Picture: THINKSTOCK
Picture: THINKSTOCK

1. Stronger innovators manage innovation through senior leadership (75% vs 63% for the rest of the market) and foster an innovative culture through employees by encouraging innovation, and offering financial rewards for great ideas (90% vs 48%).

2. Stronger innovators release innovations that are totally new to the market (75% of leaders), while the rest of the market are improving on previously released products.

3. Stronger innovators make use of innovative platforms like social media to gather competitor intelligence (85% vs 58% for the rest of the market), utilise S-curves¹ for decision-making (90% vs 21% for rest of the market) and Road Mapping Techniques² to achieve technology goals (70% vs. 57% for the rest of the market).

4. Stronger innovators increase their market share through innovation (cited by 75% of respondents), and are generating revenue from innovations that are only three years old.

5. Stronger innovators have readily available budget dedicated to the development of new or improved products or services (50% vs 22% for the rest of the market) to drive innovation.

6. Stronger innovators leverage innovation to decrease costs without reducing headcount. Innovation laggards reduce cost through retrenchments and in some cases these companies have experienced a rise in costs.

7. Stronger innovators dedicate programmes to drive brand identity (63% vs 34% for the rest of the market) and have committed communications strategies to promote the identification of the company and their products with innovation.

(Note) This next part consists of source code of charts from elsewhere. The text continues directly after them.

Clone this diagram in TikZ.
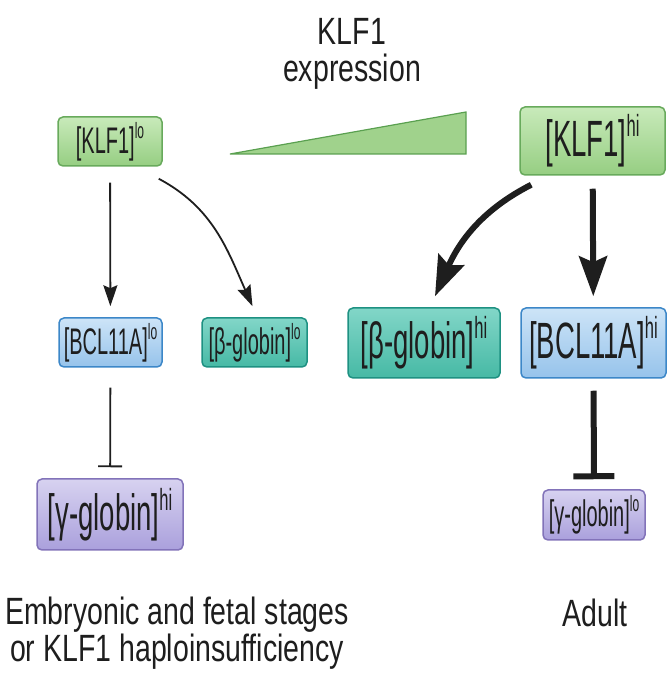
\documentclass[tikz,border=0pt]{standalone}
\usepackage{fontspec}
\setmainfont{Liberation Sans}
\newfontfamily\boxfont[FakeStretch=0.54]{Liberation Sans}
\newfontfamily\capfont[FakeStretch=0.75]{Liberation Sans}
\usetikzlibrary{arrows.meta}
\newcommand\lvl[1]{\raisebox{0.4em}{\scalebox{0.6}{#1}}}
\definecolor{inkline}{RGB}{30,30,30}
\definecolor{klfline}{RGB}{104,170,92}
\definecolor{klftop}{RGB}{200,234,186}
\definecolor{klfbot}{RGB}{150,206,130}
\definecolor{betaline}{RGB}{30,145,130}
\definecolor{betatop}{RGB}{130,214,200}
\definecolor{betabot}{RGB}{70,185,165}
\definecolor{bclline}{RGB}{60,135,200}
\definecolor{bcltop}{RGB}{205,228,247}
\definecolor{bclbot}{RGB}{150,195,235}
\definecolor{gamline}{RGB}{130,115,185}
\definecolor{gamtop}{RGB}{215,210,240}
\definecolor{gambot}{RGB}{170,160,220}
\definecolor{wedgefill}{RGB}{160,210,140}
\definecolor{wedgeline}{RGB}{90,160,80}
\tikzset{
  gene/.style={rounded corners=5pt, line width=1.5pt, inner sep=0pt, text=inkline},
  lo/.style={gene, minimum height=49pt, font=\boxfont\fontsize{37}{42}\selectfont},
  hi/.style={gene, minimum height=70pt, font=\boxfont\fontsize{51}{58}\selectfont},
  klf/.style={draw=klfline, top color=klftop, bottom color=klfbot},
  beta/.style={draw=betaline, top color=betatop, bottom color=betabot},
  bcl/.style={draw=bclline, top color=bcltop, bottom color=bclbot},
  gam/.style={draw=gamline, top color=gamtop, bottom color=gambot},
  captext/.style={inner sep=0pt, text=inkline, font=\capfont\fontsize{38}{37}\selectfont},
  thinarrow/.style={draw=inkline, line width=1.8pt, -{Stealth[length=21pt,width=14pt,inset=3pt]}},
  thickarrow/.style={draw=inkline, line width=6pt, -{Stealth[length=40pt,width=28pt,inset=6pt]}}
}
\begin{document}
\begin{tikzpicture}[x=1pt,y=1pt]
\useasboundingbox (0,0) rectangle (668,686);
%Espressione KLF1
\node[captext, align=center, anchor=north] (titolo) at (352,668) {KLF1\\expression};
\draw[fill=wedgefill, draw=wedgeline, line width=1.2pt] (230,532) -- (466,574) -- (466,532) -- cycle;
%Stadi embrionali
\node[lo, klf, minimum width=104pt] (klflo) at (110,544.5) {[KLF1]\lvl{lo}};
\node[lo, bcl, minimum width=103pt] (bcllo) at (110.5,343.5) {[BCL11A]\lvl{lo}};
\node[lo, beta, minimum width=105pt] (betalo) at (254.5,343.5) {[β-globin]\lvl{lo}};
\node[hi, gam, minimum width=146pt, minimum height=71pt] (gamhi) at (110,171.5) {[γ-globin]\lvl{hi}};
\draw[thinarrow, shorten <=16pt, shorten >=11pt] (klflo) -- (bcllo);
\draw[thinarrow] ([xshift=-4pt,yshift=-12pt]klflo.south east) to[out=-28,in=114] ([xshift=-2pt,yshift=11pt]betalo.north);
\draw[draw=inkline, line width=1.8pt, -{Bar[width=24pt]}, shorten <=20pt, shorten >=11pt] (bcllo) -- (gamhi);
%Adulto
\node[hi, klf, minimum width=145pt, minimum height=68pt] (klfhi) at (592.5,545) {[KLF1]\lvl{hi}};
\node[hi, beta, minimum width=152pt] (betahi) at (424,343) {[β-globin]\lvl{hi}};
\node[hi, bcl, minimum width=145pt] (bclhi) at (593.5,343) {[BCL11A]\lvl{hi}};
\node[lo, gam, minimum width=102pt, minimum height=50pt] (gamlo) at (594,171) {[γ-globin]\lvl{lo}};
\draw[thickarrow] ([xshift=12pt,yshift=-9pt]klfhi.south west) to[out=-153,in=66] ([xshift=11pt,yshift=11pt]betahi.north);
\draw[thickarrow, shorten <=13pt, shorten >=11pt] (klfhi) -- (bclhi);
\draw[draw=inkline, line width=6pt, -{Bar[width=41pt]}, shorten <=12pt, shorten >=10pt] (bclhi) -- (gamlo);
%Didascalie
\node[captext, align=center, anchor=north] (fetal) at (177,89) {Embryonic and fetal stages\\or KLF1 haploinsufficiency};
\node[captext, anchor=base] (adult) at (595,59) {Adult};
\end{tikzpicture}
\end{document}
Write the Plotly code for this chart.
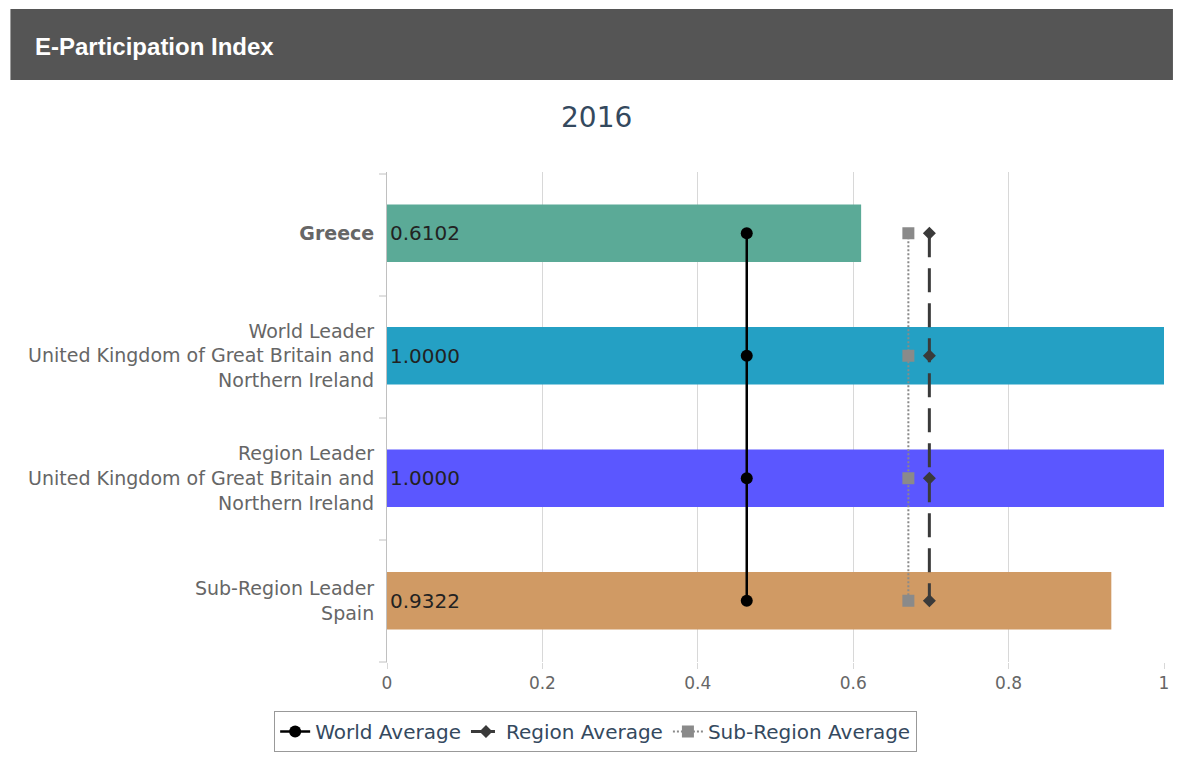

8. Stronger innovators increase their bottomline and market share by more than 10% through marketing and brand innovation initiatives.

9. Stronger innovators implement environmental management programmes with 75% of strong innovators having a committed policy for reducing energy consumption and minimising their environmental impact.

10. Stronger innovators view cross-border collaboration, talent management and competitors as important reasons to drive innovation in their organisation.

¹ S-curves: Provide a tool for organisations to gain a perspective of where they are in terms of their business cycle. It provides an early warning when the product or process life cycle is reaching maturity. Organisations attempt to have a spread of offerings which are in various phases of development.

² Road Mapping: A technology roadmap is a document that describes how evolving customer requirements can be connected with new means of satisfying them, into the future. The best technology roadmaps define performance benchmarks that describe successive advancements in performance, from the customer perspective, and identify where gaps in capability (or challenges that need to be addressed) exist in reaching defined future requirements.